Japanese shogi player (born 1995)

Daichi Sasaki (佐々木 大地, Sasaki Daichi) is a Japanese professional shogi player ranked 7-dan.

==Early life, amateur shogi and apprenticeship==
Sasaki was born in Tsushima, Nagasaki on May 30, 1995. He learned shogi from his father when he was three years old. As a third-grade elementary school student, he won the Grades 1 to 3 division of the 3rd All Japan Elementary School Student Kurashiki Ōshō Tournament in 2004. Then, as a sixth-grade elementary school student in 2007, he finished reached the semi-finals of the 32nd Elementary School Student Meijin Tournament, but lost to fellow future professional Seiya Kondō.
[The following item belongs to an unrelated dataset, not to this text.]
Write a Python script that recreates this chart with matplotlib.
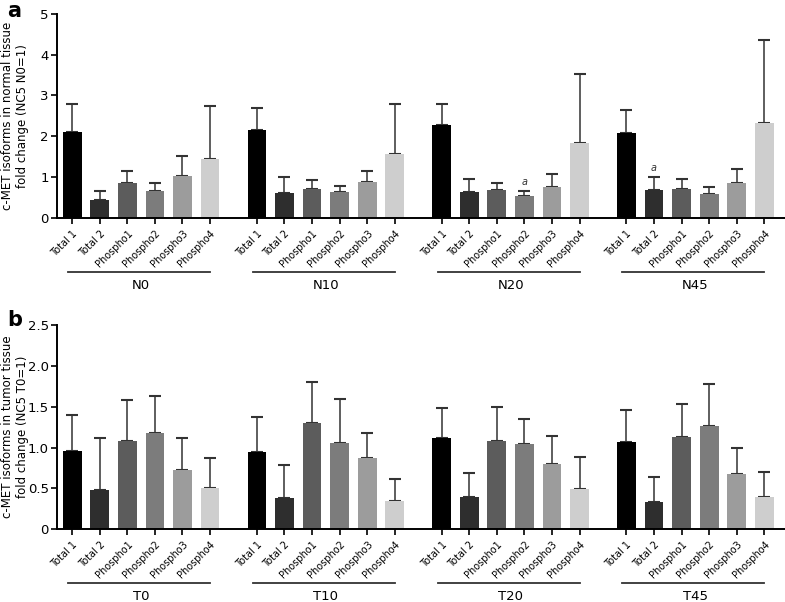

The following year, Sasaki entered the Japan Shogi Association's apprentice school at the rank of 6-kyū as a student of shogi professional Kōichi Fukaura. He was promoted to the rank or 3-dan in 2013, and obtained professional status and the rank of 4-dan in April 2016 after finishing the 58th 3-dan League (October 2015 – March 2016) with a record of 12 wins and 6 losses. Although Sasaki actually finished league play tied with several other players who also had 12 wins, his lower league seed meant he finished in third place and thus did not earn automatic promotion to the rank of 4-dan. Third place, however, was good enough to earn him a second promotion point, and gave him the option to enter the professional ranks as a free class player.

==Shogi professional==
Sasaki made his first appearance in a major title match in June 2023 when he challenged Sōta Fujii for the 94th Kisei title (June–July 2023) but lost the match 3 games to 1. The following month, Sasaki also challenged Fujii for the 64th Ōi title (July–August 2023) but lost again, this time 4 games to 1.

===Promotion history===
Sasaki's promotion history is as follows:
- 6-kyū: September 2008
- 3-dan: October 2013
- 4-dan: April 1, 2016
- 5-dan: February 20, 2019
- 6-dan: February 16, 2022
- 7-dan: April 28, 2022

===Titles and other championships===
Ssaki's has appeared in a major title match twice, but has yet to win a title.

===Awards and honors===
Sasaki received the Japan Shogi Association Annual Shogi Awards for "Most Games Won" for the 2018–19 shogi year, "Most Games Played" for the 2019–2020 shogi year, and "Most Consecutive Games Won" for the 2023–24 shogi year.

===Year-end prize money and game fee ranking===
Sasaki has finished in the "Top 10" of the JSA's year-end prize money and game fee rankings once: 8th with JPY 18,810,000 in earnings in 2023.